The Reserve Bank of India (RBI) announced liquidity augmenting measures on March 27, 2020, for banks to mitigate the adverse effects on the economic activity leading to pressures on cash flows.
The economic discourse in India in a little over two-months has changed from one of confidently steering the economy through investment and consumption measures to one of the stimulus packages for the needy and the vulnerable by government and liquidity infusion by RBI for businesses and jobs to survive. The way out of de-globalisation in India will have to be searched by looking at its roots, which are agriculture, food management and rural development sectors.
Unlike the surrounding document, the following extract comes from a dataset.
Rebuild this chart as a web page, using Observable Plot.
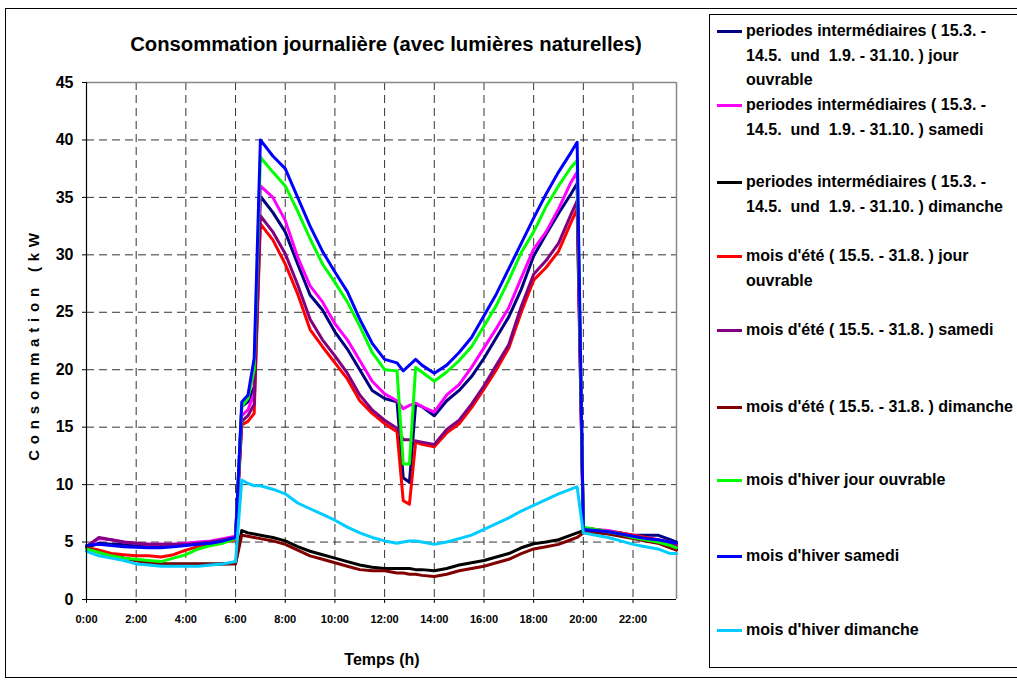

For it is these sectors which call for serious policy intervention but also a robust revival strategy to absorb the growing rural labour force that has been affected by the pandemic and to lay down the firm foundations of a development model which is to a large extent free from the impact of de-globalisation.
The Economic Survey has stated that the largest proportion of the Indian population depends directly or indirectly on agriculture for employment opportunities as compared to any other sector. The share of agriculture and allied sectors in the total Gross Value Added (GVA) of the country has been continuously declining on account of relatively higher growth performance of non-agricultural sectors, a natural outcome of the development process.
The Survey also focused on entrepreneurship as a strategy to fuel productivity growth and wealth creation. The survey examines the content and drivers of entrepreneurial activity at the bottom of the administrative pyramid – over 500 districts in India. New firm creation in services is significantly higher than that in manufacturing, infrastructure or agriculture. Entrepreneurship at district level has a significant impact on wealth creation at the grassroots. Birth of new firms in India is heterogeneous and dispersed across districts and sectors.
Literacy and education in a district foster local entrepreneurship significantly and in order to do so, emphasis on the development of infrastructure in social sectors - health, sanitation and education - need to be given greater emphasis. The MGNREGA programme needs to be utilised to not only generate rural jobs but also revive the rural economy for which micro-level development plans would need to be built around water, soil, agriculture and skill development to facilitate rural industries. The entire development approach would be grounded in the 'back to basics approach’ and strengthening of the rural institutions to make the economic revival possible from the grassroots.